THE rate of increase in breast cancer in Ireland is twice that of the UK, as more women are diagnosed with the disease here through screening programmes.
The increase in the rate of prostate cancer is also 1.5 times higher here than in the UK following the rise in PSA testing over the past 20 years.
The trends are revealed in the annual report of the National Cancer Registry, which shows than 19,000 invasive cancer cases were diagnosed on average each year in the period 2009-2011.
It means the lifetime risk of having the disease for men is one in three, while it is one in four for women.There were almost 9,000 deaths from cancer in 2011, making it second only to cardiovascular disease.
The report said that survival from all the common cancers improved in Ireland between the periods 1995-1999 and 2000-2007.
But there was little change in the ranking of Ireland relative to other European countries.
For most cancers, five-year survival rates in Ireland were similar to those observed in the UK.
The report said that estimates of lung cancer incidence in Ireland and the UK overall for 2012 were fairly similar, but male rates in Ireland and the UK were substantially lower, and female rates higher, than the EU average.
Rates for melanoma in 2012 were also fairly similar in Ireland and the UK and were higher than the EU average.
Since 1994, melanoma rates in Irish females have been higher than in the UK, but similar and significant increasing trends were observed over time in both sexes in all countries.

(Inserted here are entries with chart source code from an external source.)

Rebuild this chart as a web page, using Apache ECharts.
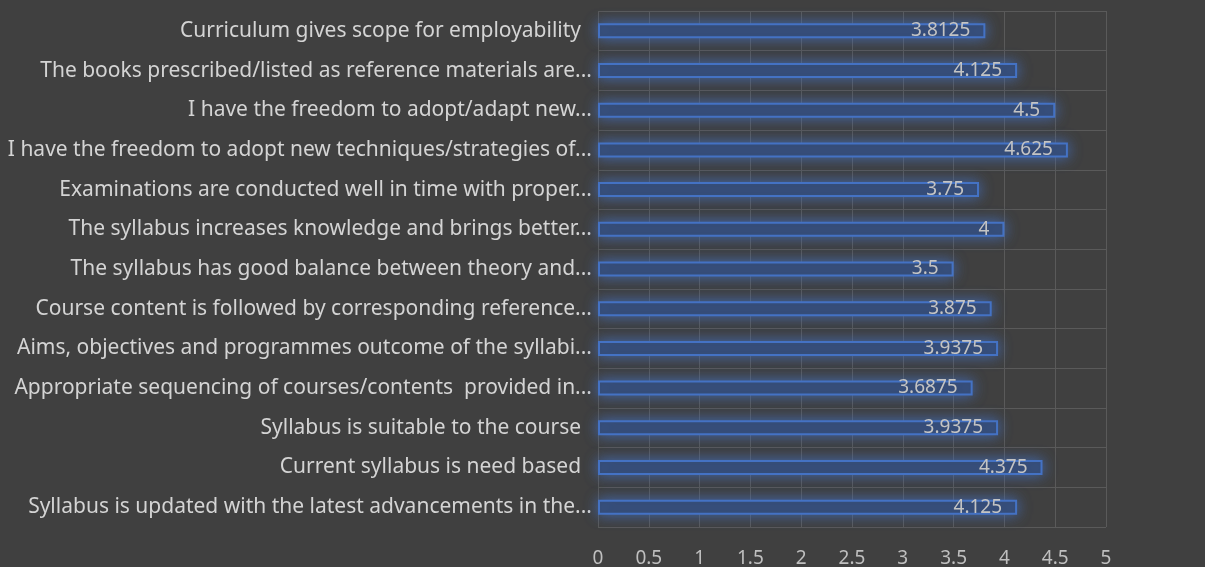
<!DOCTYPE html>
<html>
<head>
<meta charset="utf-8">
<script src="https://cdn.jsdelivr.net/npm/echarts@6/dist/echarts.min.js"></script>
<style>
html,body{margin:0;padding:0;background:#404040;}
#chart{width:1205px;height:567px;}
</style>
</head>
<body>
<div id="chart"></div>
<script>
// categories listed top to bottom
var categories = [
    'Curriculum gives scope for employability  ',
    'The books prescribed/listed as reference materials are...',
    'I have the freedom to adopt/adapt new...',
    'I have the freedom to adopt new techniques/strategies of...',
    'Examinations are conducted well in time with proper...',
    'The syllabus increases knowledge and brings better...',
    'The syllabus has good balance between theory and...',
    'Course content is followed by corresponding reference...',
    'Aims, objectives and programmes outcome of the syllabi...',
    'Appropriate sequencing of courses/contents  provided in...',
    'Syllabus is suitable to the course  ',
    'Current syllabus is need based  ',
    'Syllabus is updated with the latest advancements in the...'
];
var scores = [3.8125, 4.125, 4.5, 4.625, 3.75, 4, 3.5, 3.875, 3.9375, 3.6875, 3.9375, 4.375, 4.125];

var fontName = '"Noto Sans", sans-serif';

var option = {
    backgroundColor: '#404040',
    animation: false,
    grid: {
        left: 598,
        right: 99,
        top: 11,
        bottom: 40,
        outerBoundsMode: 'none'
    },
    xAxis: {
        type: 'value',
        min: 0,
        max: 5,
        interval: 0.5,
        axisLine: {show: false},
        axisTick: {show: false},
        axisLabel: {
            color: '#bfbfbf',
            fontFamily: fontName,
            fontSize: 19,
            margin: 22
        },
        splitLine: {lineStyle: {color: '#5a5a5a', width: 1}}
    },
    yAxis: {
        type: 'category',
        inverse: true,
        data: categories,
        axisLine: {show: false},
        axisTick: {show: false},
        axisLabel: {
            color: '#d4d4d4',
            fontFamily: fontName,
            fontSize: 21,
            margin: 6
        },
        splitLine: {show: true, lineStyle: {color: '#5a5a5a', width: 1}}
    },
    series: [{
        type: 'bar',
        data: scores,
        barWidth: 15,
        itemStyle: {
            color: '#34486e',
            borderColor: '#4472c4',
            borderWidth: 2,
            shadowBlur: 14,
            shadowColor: 'rgba(68,114,196,0.85)'
        },
        label: {
            show: true,
            position: 'insideRight',
            distance: 15,
            color: '#c4c4c4',
            fontFamily: fontName,
            fontSize: 19
        }
    }]
};

echarts.init(document.getElementById('chart')).setOption(option);
</script>
</body>
</html>
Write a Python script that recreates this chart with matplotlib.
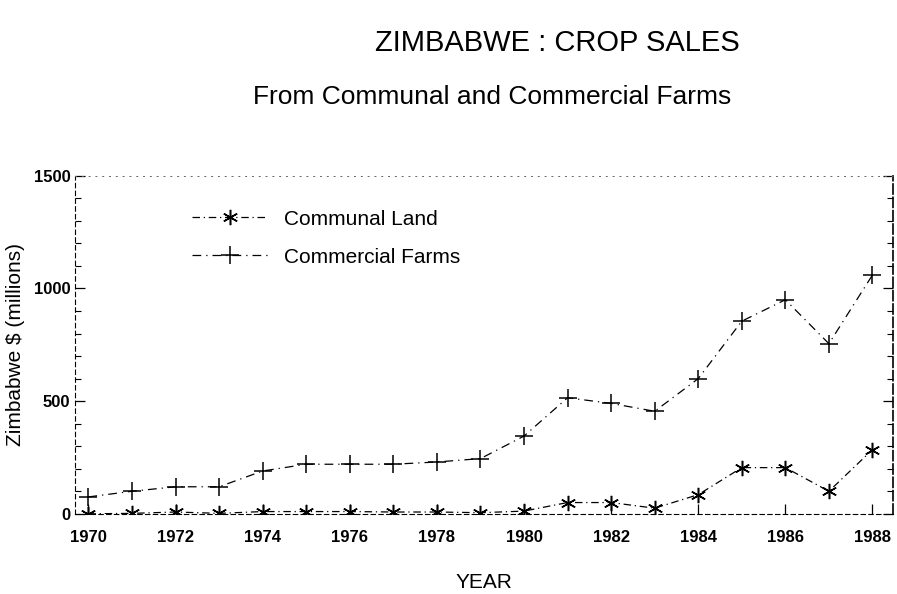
import numpy as np
import matplotlib.pyplot as plt
from matplotlib.ticker import MultipleLocator

plt.rcParams['font.family'] = ['Liberation Sans', 'DejaVu Sans']

years = list(range(1970, 1989))
communal = [0, 2, 8, 2, 10, 10, 10, 8, 8, 5, 12, 50, 50, 25, 85, 205, 205, 100, 285]
commercial = [75, 100, 120, 120, 190, 220, 220, 220, 230, 245, 345, 515, 490, 455, 600, 855, 950, 755, 1060]

fig = plt.figure(figsize=(8.97, 5.94), dpi=100)
ax = fig.add_axes([0.084, 0.135, 0.911, 0.569])

ax.plot(years, communal, color='black', lw=0.9, linestyle=(0, (6, 3, 1, 3)),
        marker=(6, 2, 0), markersize=11, markeredgewidth=1.1, label='Communal Land')
ax.plot(years, commercial, color='black', lw=0.9, linestyle=(0, (7, 4, 1, 4)),
        marker='+', markersize=13, markeredgewidth=1.1, label='Commercial Farms')

ax.set_xlim(1969.7, 1988.46)
ax.set_ylim(0, 1500)
ax.set_xticks(range(1970, 1989, 2))
ax.xaxis.set_minor_locator(MultipleLocator(1))
ax.set_yticks([0, 500, 1000, 1500])
ax.yaxis.set_minor_locator(MultipleLocator(100))
ax.tick_params(which='both', direction='in', right=True, top=False)
ax.tick_params(which='major', length=7, width=0.9, labelsize=12)
ax.tick_params(axis='x', which='major', pad=12)
ax.tick_params(which='minor', length=4, width=0.8)
ax.tick_params(axis='x', which='minor', length=0)
for lab in ax.get_xticklabels() + ax.get_yticklabels():
    lab.set_fontweight('bold')

for side in ['left', 'bottom']:
    ax.spines[side].set_linestyle((0, (4, 3)))
    ax.spines[side].set_linewidth(0.8)
ax.spines['top'].set_linestyle((0, (1, 6)))
ax.spines['top'].set_linewidth(0.7)
ax.spines['top'].set_color('#666666')
ax.spines['right'].set_linestyle((0, (6, 2)))
ax.spines['right'].set_linewidth(1.2)

ax.set_xlabel('YEAR', fontsize=15, labelpad=20)
ax.set_ylabel('Zimbabwe $ (millions)', fontsize=15, labelpad=6)

ax.legend(loc='upper left', bbox_to_anchor=(0.12, 0.955), frameon=False,
          fontsize=15, handlelength=3.6, labelspacing=0.9, handletextpad=0.8)

fig.text(0.621, 0.928, 'ZIMBABWE : CROP SALES', ha='center', va='center', fontsize=21)
fig.text(0.549, 0.836, 'From Communal and Commercial Farms', ha='center', va='center', fontsize=19)

fig.savefig('out.png', dpi=100)
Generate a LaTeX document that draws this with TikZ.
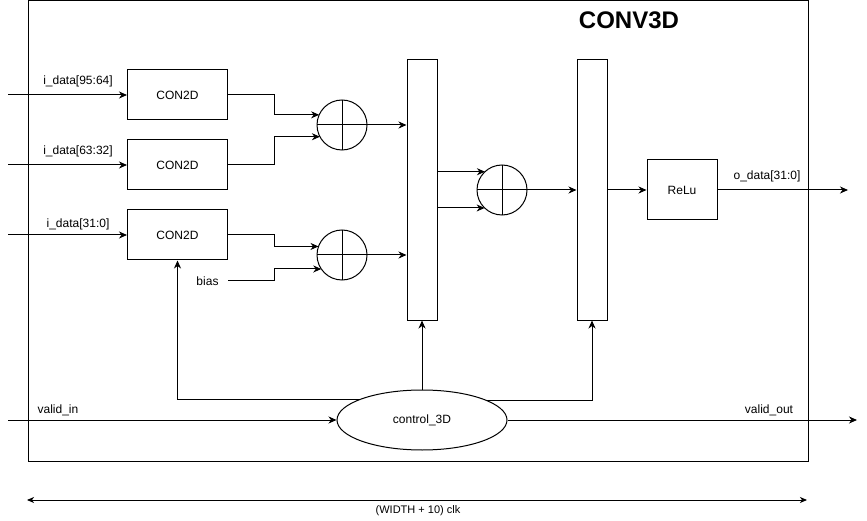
\documentclass[tikz,border=0pt]{standalone}
\usepackage{fontspec}
\setmainfont{Liberation Sans}
\usetikzlibrary{arrows.meta,shapes.geometric,calc}
\begin{document}
\begin{tikzpicture}[x=1pt,y=-1pt,line width=1pt,
  font=\fontsize{12}{14}\selectfont,
  arr/.style={-{Stealth[length=8pt,width=7pt,inset=2.5pt]}},
  blk/.style={draw,minimum width=100pt,minimum height=50pt,inner sep=0pt},
  tall/.style={draw,minimum width=30pt,minimum height=260pt,inner sep=0pt},
  adder/.style={draw,circle,minimum size=50pt,inner sep=0pt,outer sep=0pt},
  lbl/.style={inner sep=0pt}]
\useasboundingbox (0,0) rectangle (867,521);
% outer frame
\node[draw,minimum width=780pt,minimum height=460pt,inner sep=0pt,anchor=north west] (frame) at (27.5,0.5) {};
\node[font=\fontsize{24}{26}\selectfont\bfseries] (title) at (629,20) {CONV3D};
% CON2D blocks
\node[blk] (b1) at (177.5,95) {CON2D};
\node[blk] (b2) at (177.5,165) {CON2D};
\node[blk] (b3) at (177.5,235) {CON2D};
% inputs
\coordinate (in1) at (8,95);
\coordinate (in2) at (8,165);
\coordinate (in3) at (8,235);
\draw[arr] (in1) -- (b1.west);
\draw[arr] (in2) -- (b2.west);
\draw[arr] (in3) -- (b3.west);
\node[lbl] (l1) at (78,81) {i\_data[95:64]};
\node[lbl] (l2) at (78,151) {i\_data[63:32]};
\node[lbl] (l3) at (78,224) {i\_data[31:0]};
% adders
\node[adder] (c1) at (342,125) {};
\node[adder] (c2) at (342,255) {};
\node[adder] (c3) at (502,190) {};
\foreach \c in {c1,c2,c3}{
  \draw (\c.north) -- (\c.south);
  \draw (\c.west) -- (\c.east);
}
% tall registers
\node[tall] (r1) at (422,190) {};
\node[tall] (r2) at (592,190) {};
% ReLu
\node[draw,minimum width=70pt,minimum height=60pt,inner sep=0pt] (relu) at (682,190) {ReLu};
% connections to adders
\draw[arr] (b1.east) -- ++(46,0) |- (c1.156.4);
\draw[arr] (b2.east) -- ++(46,0) |- (c1.208.7);
\draw[arr] (b3.east) -- ++(46,0) |- (c2.160.6);
\node[lbl,inner xsep=9pt] (bias) at (207.5,281) {bias};
\draw[arr] (bias.east) -- ++(46,0) |- (c2.214.1);
\draw[arr] (c1.east) -- (c1.east -| r1.west);
\draw[arr] (c2.east) -- (c2.east -| r1.west);
\draw[arr] (c3.133.9 -| r1.east) -- (c3.133.9);
\draw[arr] (c3.226.1 -| r1.east) -- (c3.226.1);
\draw[arr] (c3.east) -- (c3.east -| r2.west);
\draw[arr] (relu.west -| r2.east) -- (relu.west);
\coordinate (oend) at (848,190);
\draw[arr] (relu.east) -- (oend);
\node[lbl] (ol) at (767,176) {o\_data[31:0]};
% control
\node[draw,ellipse,minimum width=170pt,minimum height=60pt,inner sep=0pt] (ctrl) at (422,420) {control\_3D};
\draw[arr] (ctrl.162.4) -| (b3.south);
\draw[arr] (ctrl.north) -- (r1.south);
\draw[arr] (ctrl.17.6) -| (r2.south);
\coordinate (vin) at (8,420);
\coordinate (vout) at (857,420);
\draw[arr] (vin) -- (ctrl.west);
\draw[arr] (ctrl.east) -- (vout);
\node[lbl] (vil) at (58,410) {valid\_in};
\node[lbl] (vol) at (769,410) {valid\_out};
% width dimension
\coordinate (d1) at (27,500);
\coordinate (d2) at (807,500);
\draw[{Stealth[length=7pt,width=6pt,inset=2pt]}-{Stealth[length=7pt,width=6pt,inset=2pt]}] (d1) -- (d2);
\node[lbl,font=\fontsize{11}{13}\selectfont] (dl) at (418,511) {(WIDTH + 10) clk};
\end{tikzpicture}
\end{document}
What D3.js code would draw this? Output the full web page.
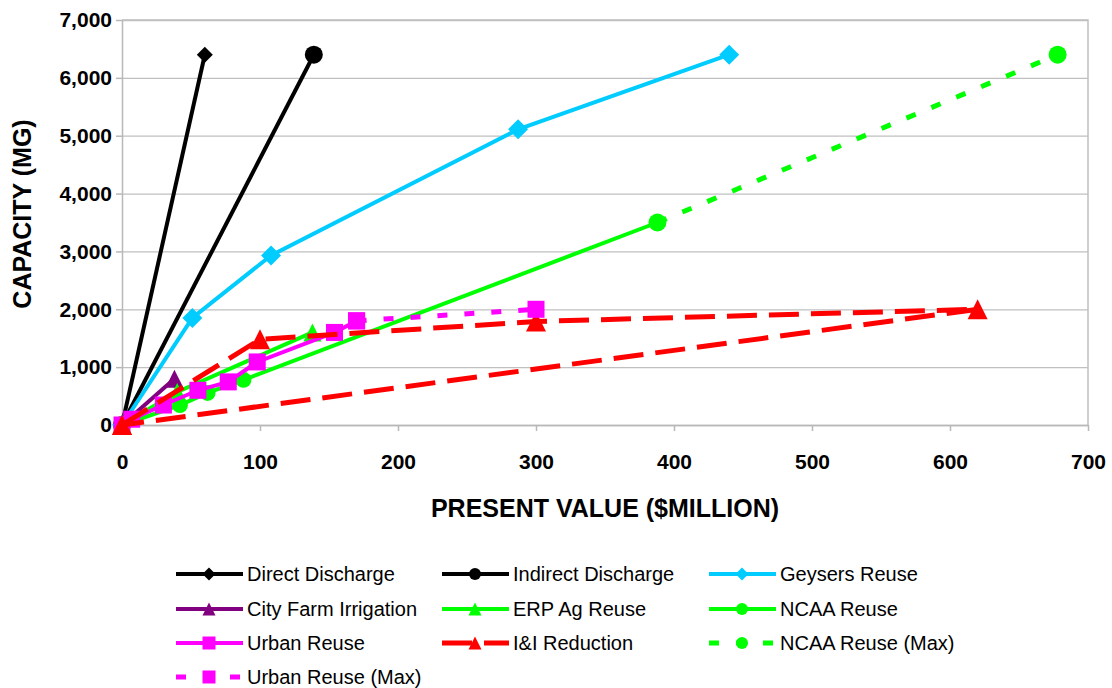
<!DOCTYPE html>
<html>
<head>
<meta charset="utf-8">
<script src="https://cdnjs.cloudflare.com/ajax/libs/d3/7.8.5/d3.min.js"></script>
<style>
  body { margin: 0; background: #fff; }
  svg { display: block; font-family: "Liberation Sans", Arial, sans-serif; }
  .grid line { stroke: #c0c0c0; stroke-width: 1.3; }
  .grid .domain { display: none; }
  .axis path, .axis line { stroke: #b8b8b8; stroke-width: 1.5; }
  .axis text { font-size: 21px; font-weight: bold; fill: #000; }
  .title { font-size: 25px; font-weight: bold; fill: #000; }
  .legend text { font-size: 20px; fill: #000; }
</style>
</head>
<body>
<div id="chart"></div>
<script>
// tick values
const xTicks = [0, 100, 200, 300, 400, 500, 600, 700];
const yTicks = [0, 1000, 2000, 3000, 4000, 5000, 6000, 7000];

// present value ($M) / capacity (MG) pairs for each alternative
const directDischarge   = [[0, 0], [60, 6400]];
const indirectDischarge = [[0, 0], [139, 6400]];
const geysersReuse      = [[0, 0], [51, 1850], [108, 2930], [287, 5110], [440, 6400]];
const cityFarm          = [[0, 0], [38, 800]];
const erpAgReuse        = [[0, 0], [40, 570], [138, 1600]];
const ncaaReuse         = [[0, 0], [42, 345], [62, 555], [88, 780], [388, 3500]];
const urbanReuse        = [[0, 0], [7, 100], [30, 345], [55, 600], [77, 745], [98, 1090], [154, 1600], [170, 1800]];
const iiReduction       = [[0, 0], [100, 1480], [300, 1790], [620, 2000], [0, 0]];
const ncaaReuseMax      = [[388, 3500], [678, 6400]];
const urbanReuseMax     = [[170, 1800], [300, 2000]];

const series = [
  {name: "Direct Discharge",      data: directDischarge,   color: "#000000", marker: "diamond",  size: 8,  dash: null},
  {name: "Indirect Discharge",    data: indirectDischarge, color: "#000000", marker: "circle",   size: 9,  dash: null},
  {name: "Geysers Reuse",         data: geysersReuse,      color: "#00ccff", marker: "diamond",  size: 10, dash: null},
  {name: "City Farm Irrigation",  data: cityFarm,          color: "#800080", marker: "triangle", size: 9,  dash: null},
  {name: "ERP Ag Reuse",          data: erpAgReuse,        color: "#00ff00", marker: "triangle", size: 9,  dash: null},
  {name: "NCAA Reuse",            data: ncaaReuse,         color: "#00ff00", marker: "circle",   size: 8,  dash: null},
  {name: "Urban Reuse",           data: urbanReuse,        color: "#ff00ff", marker: "square",   size: 8.5, dash: null},
  {name: "I&I Reduction",         data: iiReduction,       color: "#ff0000", marker: "triangle", size: 10, dash: "30,12"},
  {name: "NCAA Reuse (Max)",      data: ncaaReuseMax,      color: "#00ff00", marker: "circle",   size: 9,  dash: "10,17"},
  {name: "Urban Reuse (Max)",     data: urbanReuseMax,     color: "#ff00ff", marker: "square",   size: 8.5, dash: "10,17"}
];

const W = 1112, H = 688;
const margin = {top: 20, right: 24, bottom: 263, left: 122};
const plotW = W - margin.left - margin.right;
const plotH = H - margin.top - margin.bottom;

const svg = d3.select("#chart").append("svg").attr("width", W).attr("height", H);

const x = d3.scaleLinear().domain([0, 700]).range([margin.left, margin.left + plotW]);
const y = d3.scaleLinear().domain([0, 7000]).range([margin.top + plotH, margin.top]);

// gridlines
svg.append("g").attr("class", "grid")
  .attr("transform", `translate(${margin.left},0)`)
  .call(d3.axisLeft(y).tickValues(yTicks).tickSize(-plotW).tickFormat(""));

// plot frame (right + top)
svg.append("path")
  .attr("d", `M${x(0)},${y(7000)}H${x(700)}V${y(0)}`)
  .attr("fill", "none").attr("stroke", "#c0c0c0").attr("stroke-width", 1.5);

// axes
svg.append("g").attr("class", "axis")
  .attr("transform", `translate(0,${y(0)})`)
  .call(d3.axisBottom(x).tickValues(xTicks).tickSize(6).tickSizeOuter(0).tickPadding(23).tickFormat(d3.format(",")));
svg.append("g").attr("class", "axis")
  .attr("transform", `translate(${x(0)},0)`)
  .call(d3.axisLeft(y).tickValues(yTicks).tickSize(6).tickSizeOuter(0).tickPadding(4).tickFormat(d3.format(",")));

svg.append("text").attr("class", "title")
  .attr("x", 605).attr("y", 517).attr("text-anchor", "middle")
  .text("PRESENT VALUE ($MILLION)");
svg.append("text").attr("class", "title")
  .attr("transform", "translate(31,214) rotate(-90)").attr("text-anchor", "middle")
  .text("CAPACITY (MG)");

function markerPath(type, s) {
  if (type === "diamond") return `M0,${-s}L${s},0L0,${s}L${-s},0Z`;
  if (type === "square") return `M${-s},${-s}H${s}V${s}H${-s}Z`;
  if (type === "triangle") return `M0,${-s}L${s},${s}L${-s},${s}Z`;
  return d3.arc()({innerRadius: 0, outerRadius: s, startAngle: 0, endAngle: 2 * Math.PI});
}

const line = d3.line().x(d => x(d[0])).y(d => y(d[1]));

series.forEach(s => {
  const g = svg.append("g");
  g.append("path").datum(s.data)
    .attr("d", line)
    .attr("fill", "none")
    .attr("stroke", s.color)
    .attr("stroke-width", s.dash ? 5 : 4)
    .attr("stroke-dasharray", s.dash);
  g.selectAll("path.mk").data(s.data).enter().append("path")
    .attr("class", "mk")
    .attr("transform", d => `translate(${x(d[0])},${y(d[1])})`)
    .attr("d", markerPath(s.marker, s.size))
    .attr("fill", s.color);
});

// legend
const legCols = [176, 442, 709];
const legRows = [574, 609, 643, 677];
const leg = svg.append("g").attr("class", "legend");
series.forEach((s, i) => {
  const lx = legCols[i % 3], ly = legRows[Math.floor(i / 3)];
  const g = leg.append("g").attr("transform", `translate(${lx},${ly})`);
  g.append("line").attr("x1", 0).attr("x2", 67)
    .attr("stroke", s.color).attr("stroke-width", s.dash ? 5 : 4)
    .attr("stroke-dasharray", s.dash);
  g.append("path").attr("transform", "translate(33,0)")
    .attr("d", markerPath(s.marker, s.marker === "circle" ? 6 : 6.5))
    .attr("fill", s.color);
  g.append("text").attr("x", 71).attr("dy", "0.35em").text(s.name);
});
</script>
</body>
</html>
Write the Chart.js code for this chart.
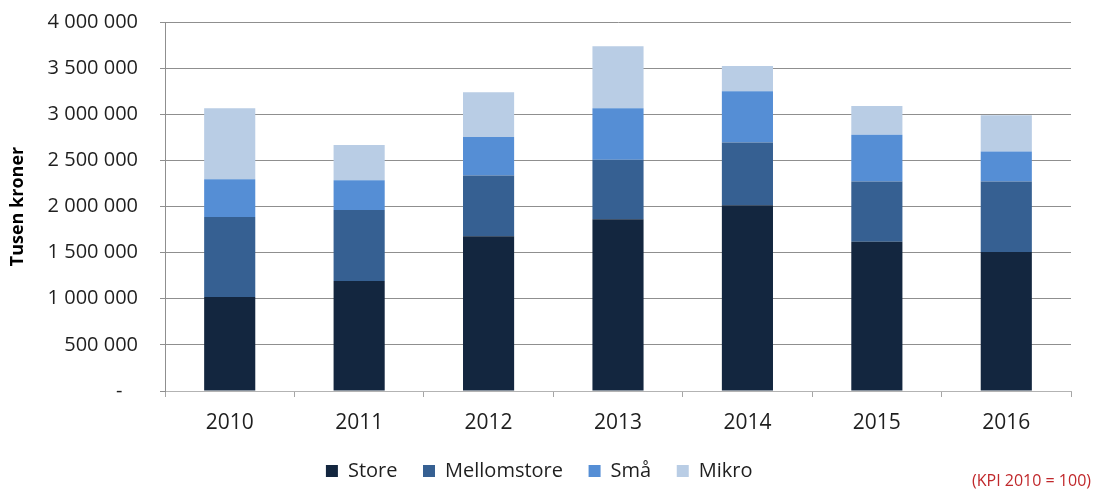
<!DOCTYPE html>
<html>
<head>
<meta charset="utf-8">
<script src="https://cdn.jsdelivr.net/npm/chart.js@4/dist/chart.umd.min.js"></script>
<style>
  html, body { margin: 0; padding: 0; background: #fff; }
  #wrap { position: relative; width: 1094px; height: 493px; }
  #kpi { position: absolute; right: 3px; top: 469px; font: 16px "Open Sans", sans-serif; color: #c0282b; white-space: nowrap; }
</style>
</head>
<body>
<div id="wrap">
  <canvas id="c" width="1094" height="493"></canvas>
  <div id="kpi">(KPI 2010 = 100)</div>
</div>
<script>
const categories = ['2010', '2011', '2012', '2013', '2014', '2015', '2016'];
const store       = [1019000, 1192000, 1677000, 1861000, 2013000, 1619000, 1507000];
const mellomstore = [867000, 770000, 658000, 647000, 680000, 651000, 763000];
const smaa        = [409000, 322000, 418000, 556000, 556000, 509000, 325000];
const mikro       = [769000, 383000, 485000, 673000, 274000, 310000, 394000];
const seriesNames = ['Store', 'Mellomstore', 'Små', 'Mikro'];
const yMax = 4000000;
const yStep = 500000;
const yTitle = 'Tusen kroner';

const colors = ['#13263f', '#366092', '#558ed5', '#b9cde5'];
const fontFam = '"Open Sans", sans-serif';
const textColor = '#1f1f1f';

function fmt(v) {
  if (v === 0) return '-   ';
  return String(Math.round(v)).replace(/\B(?=(\d{3})+(?!\d))/g, ' ');
}

const ds = [store, mellomstore, smaa, mikro].map((d, i) => ({
  label: seriesNames[i],
  data: d,
  backgroundColor: colors[i],
  borderWidth: 0,
  categoryPercentage: 1,
  barPercentage: 0.395
}));

new Chart(document.getElementById('c'), {
  type: 'bar',
  data: { labels: categories, datasets: ds },
  options: {
    responsive: false,
    animation: false,
    layout: { padding: { top: 22, right: 0, bottom: 2, left: 0 } },
    plugins: {
      tooltip: { enabled: false },
      legend: {
        position: 'bottom',
        labels: {
          boxWidth: 12, boxHeight: 12,
          padding: 10,
          color: textColor,
          font: { family: fontFam, size: 20 },
          generateLabels: chart => {
            const base = Chart.defaults.plugins.legend.labels.generateLabels(chart);
            base.forEach(l => { l.text = l.text + '   '; });
            return base;
          }
        }
      }
    },
    scales: {
      x: {
        stacked: true,
        afterFit: s => { s.height = 60; },
        grid: { display: true, drawOnChartArea: false, offset: true, tickLength: 6, color: '#a6a6a6' },
        border: { color: '#b3b3b3', width: 1 },
        ticks: { color: textColor, padding: 13, font: { family: fontFam, size: 21 } }
      },
      y: {
        stacked: true,
        min: 0, max: yMax,
        afterFit: s => { s.width = 165; s.paddingTop = 0; s.paddingBottom = 0; },
        grid: { color: '#8f8f8f', tickLength: 5 },
        border: { color: '#8f8f8f', width: 1 },
        ticks: {
          stepSize: yStep,
          padding: 22,
          color: textColor,
          font: { family: fontFam, size: 20 },
          callback: v => fmt(v)
        },
        title: {
          display: true,
          text: yTitle,
          color: '#000',
          padding: { top: 7, bottom: 0 },
          font: { family: fontFam, size: 18, weight: 'bold' }
        }
      },
      yR: {
        type: 'linear',
        position: 'right',
        display: true,
        afterFit: s => { s.width = 23; s.paddingTop = 0; s.paddingBottom = 0; },
        grid: { display: false },
        border: { display: false },
        ticks: { display: false }
      }
    }
  }
});
</script>
</body>
</html>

This trend has been blamed on more people taking foreign holidays and using sunbeds.
Meanwhile, in 2012, incidence of female breast cancer in Ireland was 5pc lower than in the UK but 13pc higher than the EU average.
Breast screening in both Ireland and UK has resulted in increasing incidence over time as more people are diagnosed. Cervical cancer trends also reflect the impact of screening programmes.
Lung cancer – which claimed the lives of 1,848 people – was the leading cause of cancer death in both sexes in 2011.
The report pointed out that 12pc of all cancers diagnosed in 2009-2011 were in people under 40. Death rates for all cancers in those under 40 have declined substantially since 1994, with an annual percentage fall of 2pc in both men and women aged 25-39.
Meanwhile, Irish breast cancer detection rates are set to be improved by up to 50pc thanks to a high-tech new '3D' digital screening system.
The system, known as Digital Breast Tomosynthesis (DBT), is being launched at the Bons Secours Hospital in Cork and is expected to become commonplace in Ireland.
DBT is now in widespread use in the US, UK and the EU where it has been found to be effective in helping diagnose early-stage breast cancers.
The '3D' imaging system allows for more effective diagnosis.